The panel unanimously ruled that Republican lawmakers were essentially dragging their feet in redrawing the gerrymandered districts on Monday night. One of the judges asserted that Phil Strach, the attorney representing state legislators, was not serious about correcting the districts.

“You don’t seem serious, so what’s our assurance that you are serious about remedying this,” Eagles asked Strach at hearing towards the end of July, as reported by The News & Observer.


From Monday night’s order:

We also agree that constitutionally adequate districts should be enacted as quickly as possible to protect the rights of North Carolina citizens and to minimize any chilling effect on political participation attributable to the continued absence of a districting plan in the face of a finding of unconstitutional racial gerrymandering.

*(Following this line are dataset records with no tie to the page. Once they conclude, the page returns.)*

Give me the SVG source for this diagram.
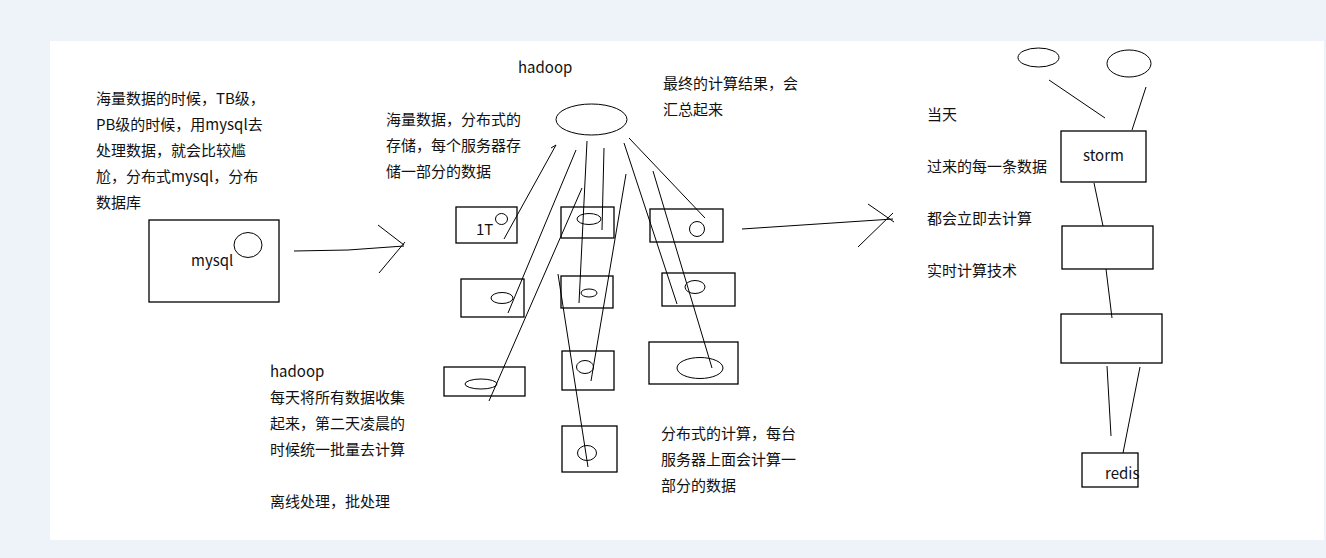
<svg xmlns="http://www.w3.org/2000/svg" width="1326" height="558" viewBox="0 0 1326 558">
<style>
.t{font-family:"Noto Sans CJK SC","Microsoft YaHei","Noto Sans",sans-serif;font-size:15px;fill:#111}
.b{fill:none;stroke:#000;stroke-width:1.3}
.e{fill:none;stroke:#000;stroke-width:1}
.l{fill:none;stroke:#000;stroke-width:1}
</style>
<rect x="0" y="0" width="1326" height="558" fill="#eef2f9"/>
<rect x="50" y="41" width="1274" height="499" fill="#ffffff"/>

<g id="text-left">
<text class="t" x="96" y="104">海量数据的时候，TB级，</text>
<text class="t" x="96" y="130">PB级的时候，用mysql去</text>
<text class="t" x="96" y="156">处理数据，就会比较尴</text>
<text class="t" x="96" y="182">尬，分布式mysql，分布</text>
<text class="t" x="96" y="208">数据库</text>
</g>

<g id="node-mysql">
<rect class="b" x="149" y="220" width="130" height="82"/>
<ellipse class="e" cx="248" cy="245" rx="14" ry="12.5"/>
<text class="t" x="191" y="266">mysql</text>
</g>

<g id="text-hadoop-storage">
<text class="t" x="386" y="125">海量数据，分布式的</text>
<text class="t" x="386" y="151">存储，每个服务器存</text>
<text class="t" x="386" y="177">储一部分的数据</text>
</g>

<g id="node-hadoop">
<text class="t" x="518" y="73">hadoop</text>
<ellipse class="e" cx="591.5" cy="119.5" rx="35.5" ry="15.5"/>
</g>

<g id="text-result">
<text class="t" x="663" y="89">最终的计算结果，会</text>
<text class="t" x="663" y="115">汇总起来</text>
</g>

<g id="node-1t">
<rect class="b" x="456" y="207" width="61" height="36"/>
<ellipse class="e" cx="501.5" cy="219" rx="6" ry="5.5"/>
<text class="t" x="476" y="235">1T</text>
</g>
<g id="node-s1">
<rect class="b" x="561" y="207" width="53" height="31"/>
<ellipse class="e" cx="589" cy="219" rx="12" ry="5.5"/>
</g>
<g id="node-s2">
<rect class="b" x="650" y="209" width="73" height="33"/>
<ellipse class="e" cx="697" cy="229" rx="7.5" ry="7.5"/>
</g>
<g id="node-s3">
<rect class="b" x="461" y="279" width="63" height="38"/>
<ellipse class="e" cx="502" cy="298" rx="11" ry="5.5"/>
</g>
<g id="node-s4">
<rect class="b" x="561" y="276" width="52" height="32"/>
<ellipse class="e" cx="589" cy="293" rx="8" ry="4"/>
</g>
<g id="node-s5">
<rect class="b" x="662" y="273" width="73" height="33"/>
<ellipse class="e" cx="695" cy="287" rx="10" ry="6.5"/>
</g>
<g id="node-s6">
<rect class="b" x="444" y="367" width="81" height="29"/>
<ellipse class="e" cx="481" cy="384" rx="16" ry="5"/>
</g>
<g id="node-s7">
<rect class="b" x="562" y="351" width="52" height="39"/>
<ellipse class="e" cx="585" cy="367" rx="8.5" ry="6.5"/>
</g>
<g id="node-s8">
<rect class="b" x="649" y="342" width="89" height="42"/>
<ellipse class="e" cx="700" cy="368" rx="23" ry="10.5"/>
</g>
<g id="node-s9">
<rect class="b" x="562" y="426" width="55" height="46"/>
<ellipse class="e" cx="587" cy="453" rx="9.5" ry="7.5"/>
</g>

<g id="text-batch">
<text class="t" x="270" y="377">hadoop</text>
<text class="t" x="270" y="403">每天将所有数据收集</text>
<text class="t" x="270" y="429">起来，第二天凌晨的</text>
<text class="t" x="270" y="455">时候统一批量去计算</text>
<text class="t" x="270" y="507">离线处理，批处理</text>
</g>

<g id="text-distcalc">
<text class="t" x="661" y="439">分布式的计算，每台</text>
<text class="t" x="661" y="465">服务器上面会计算一</text>
<text class="t" x="661" y="491">部分的数据</text>
</g>

<g id="text-realtime">
<text class="t" x="927" y="120">当天</text>
<text class="t" x="927" y="172">过来的每一条数据</text>
<text class="t" x="927" y="224">都会立即去计算</text>
<text class="t" x="927" y="276">实时计算技术</text>
</g>

<g id="node-spout1"><ellipse class="e" cx="1038.5" cy="57.5" rx="20.5" ry="9.5"/></g>
<g id="node-spout2"><ellipse class="e" cx="1129" cy="63.5" rx="22" ry="13.5"/></g>
<g id="node-storm">
<rect class="b" x="1061" y="131" width="85" height="51"/>
<text class="t" x="1083" y="161">storm</text>
</g>
<g id="node-bolt1"><rect class="b" x="1062" y="226" width="91" height="43"/></g>
<g id="node-bolt2"><rect class="b" x="1061" y="314" width="101" height="49"/></g>
<g id="node-redis">
<rect class="b" x="1082" y="453" width="56" height="34"/>
<text class="t" x="1105" y="479">redis</text>
</g>

<g id="connectors">
<polyline class="l" points="294,251 348,250 404,246"/>
<polyline class="l" points="378,225 404,245"/>
<polyline class="l" points="379,273 405,242"/>

<polyline class="l" points="551,148 556,145 504,239"/>
<line class="l" x1="576" y1="150" x2="508" y2="313"/>
<line class="l" x1="582" y1="188" x2="489" y2="401"/>
<line class="l" x1="587" y1="141" x2="579" y2="303"/>
<line class="l" x1="604" y1="148" x2="602" y2="230"/>
<line class="l" x1="626" y1="174" x2="591" y2="381"/>
<line class="l" x1="624" y1="143" x2="677" y2="304"/>
<line class="l" x1="629" y1="138" x2="705" y2="218"/>
<line class="l" x1="653" y1="171" x2="712" y2="368"/>
<line class="l" x1="558" y1="274" x2="588" y2="467"/>

<line class="l" x1="742" y1="229" x2="893" y2="219"/>
<line class="l" x1="868" y1="204" x2="894" y2="222"/>
<line class="l" x1="858" y1="247" x2="893" y2="213"/>

<line class="l" x1="1049" y1="80" x2="1105" y2="118"/>
<line class="l" x1="1146" y1="87" x2="1132" y2="130"/>
<line class="l" x1="1094" y1="183" x2="1103" y2="226"/>
<line class="l" x1="1106" y1="269" x2="1112" y2="318"/>
<line class="l" x1="1107" y1="366" x2="1111" y2="436"/>
<line class="l" x1="1140" y1="367" x2="1123" y2="453"/>
</g>
</svg>
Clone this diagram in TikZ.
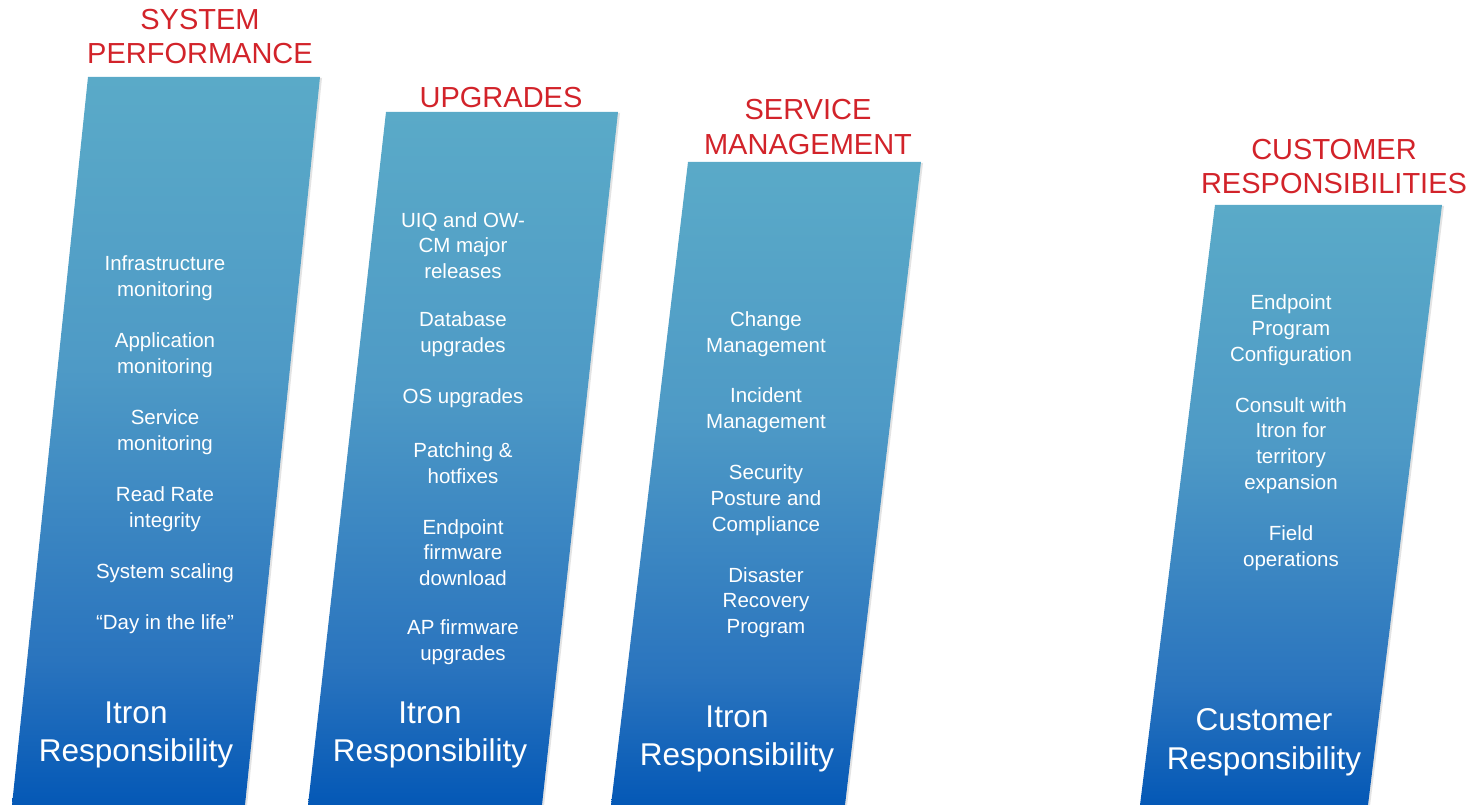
\documentclass[tikz,border=0pt]{standalone}
\usepackage{fontspec}
\setmainfont{Liberation Sans}
\usetikzlibrary{shadows}

\definecolor{titlered}{RGB}{210,35,42}
\definecolor{ptop}{RGB}{90,170,200}
\definecolor{pmidA}{RGB}{78,154,198}
\definecolor{pmidB}{RGB}{42,116,190}
\definecolor{pbot}{RGB}{4,88,182}

% vertical fill of the columns, bottom to top
\pgfdeclareverticalshading{columnshade}{100bp}{%
  color(0bp)=(pbot); color(25bp)=(pbot); color(35bp)=(pmidB);
  color(55bp)=(pmidA); color(75bp)=(ptop); color(100bp)=(ptop)}

\tikzset{
  column/.style={shading=columnshade, draw=none,
    drop shadow={shadow xshift=2pt, shadow yshift=-1pt, opacity=0.18, fill=black!60}},
  heading/.style={text=titlered, align=center, font=\fontsize{29}{34.5}\selectfont},
  item/.style={text=white, align=center, font=\fontsize{20.5}{25.8}\selectfont, inner sep=0pt},
  owner/.style={text=white, align=center, font=\fontsize{31.5}{38.5}\selectfont, inner sep=0pt}
}

\begin{document}
\begin{tikzpicture}[x=1pt,y=-1pt]
\useasboundingbox (0,0) rectangle (1477,805);
\begin{scope}
\clip (0,0) rectangle (1477,805);

% slanted columns
\path[column] (88,77) -- (320,77) -- (245,805) -- (12,805) -- cycle;
\path[column] (386,112) -- (618,112) -- (542,805) -- (308,805) -- cycle;
\path[column] (688,162) -- (921,162) -- (845,805) -- (611,805) -- cycle;
\path[column] (1215,205) -- (1442,205) -- (1368,805) -- (1140,805) -- cycle;
\end{scope}

% headings
\node[heading] (h1) at (200,36.5) {SYSTEM\\PERFORMANCE};
\node[heading] (h2) at (501,97.5) {UPGRADES};
\node[heading] (h3) at (808,127) {SERVICE\\MANAGEMENT};
\node[heading] (h4) at (1334,166.5) {CUSTOMER\\RESPONSIBILITIES};

% system performance
\node[item] (a1) at (165,278.5) {Infrastructure\\monitoring};
\node[item] (a2) at (165,355.5) {Application\\monitoring};
\node[item] (a3) at (165,432.5) {Service\\monitoring};
\node[item] (a4) at (165,509.5) {Read Rate\\integrity};
\node[item] (a5) at (165,573.5) {System scaling};
\node[item] (a6) at (165,624.5) {“Day in the life”};
\node[owner] (o1) at (136,735) {Itron\\Responsibility};

% upgrades
\node[item] (b1) at (463,245.5) {UIQ and OW-\\CM major\\releases};
\node[item] (b2) at (463,334.5) {Database\\upgrades};
\node[item] (b3) at (463,398.5) {OS upgrades};
\node[item] (b4) at (463,463) {Patching \&\\hotfixes};
\node[item] (b5) at (463,552.5) {Endpoint\\firmware\\download};
\node[item] (b6) at (463,642) {AP firmware\\upgrades};
\node[owner] (o2) at (430,735) {Itron\\Responsibility};

% service management
\node[item] (c1) at (766,334) {Change\\Management};
\node[item] (c2) at (766,410.5) {Incident\\Management};
\node[item] (c3) at (766,500) {Security\\Posture and\\Compliance};
\node[item] (c4) at (766,602.5) {Disaster\\Recovery\\Program};
\node[owner] (o3) at (737,739) {Itron\\Responsibility};

% customer responsibilities
\node[item] (d1) at (1291,330) {Endpoint\\Program\\Configuration};
\node[item] (d2) at (1291,445.5) {Consult with\\Itron for\\territory\\expansion};
\node[item] (d3) at (1291,548.5) {Field\\operations};
\node[owner] (o4) at (1264,742.5) {Customer\\Responsibility};
\end{tikzpicture}
\end{document}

Monday night’s ruling didn’t wholly benefit North Carolina voters, however. Previously, voters had sued the General Assembly for a special election after the gerrymandered districts were redrawn. Lawmakers fought the special election and the U.S. Supreme Court intervened to prevent a March election from occurring. The panel of federal judges upheld the Supreme Court’s decision and ruled against a special election.


So North Carolina voters will not get the special election they petitioned for, but their voting districts will be constitutional, stat. But, voters will not be able to cast ballots in restructured districts until November 2018. It seems unlikely that North Carolina lawmakers will be able to maneuver their way out of this ruling.

But, it’s unclear if the GOP-helmed state legislature is actually serious about remedying the unconstitutional districting. As The News & Observer noted, Republican lawmakers have asked Tom Hofeller to redraw the districts. There is one giant, gaping problem with their choice: he is responsible for drafting the unconstitutional districts in the first place.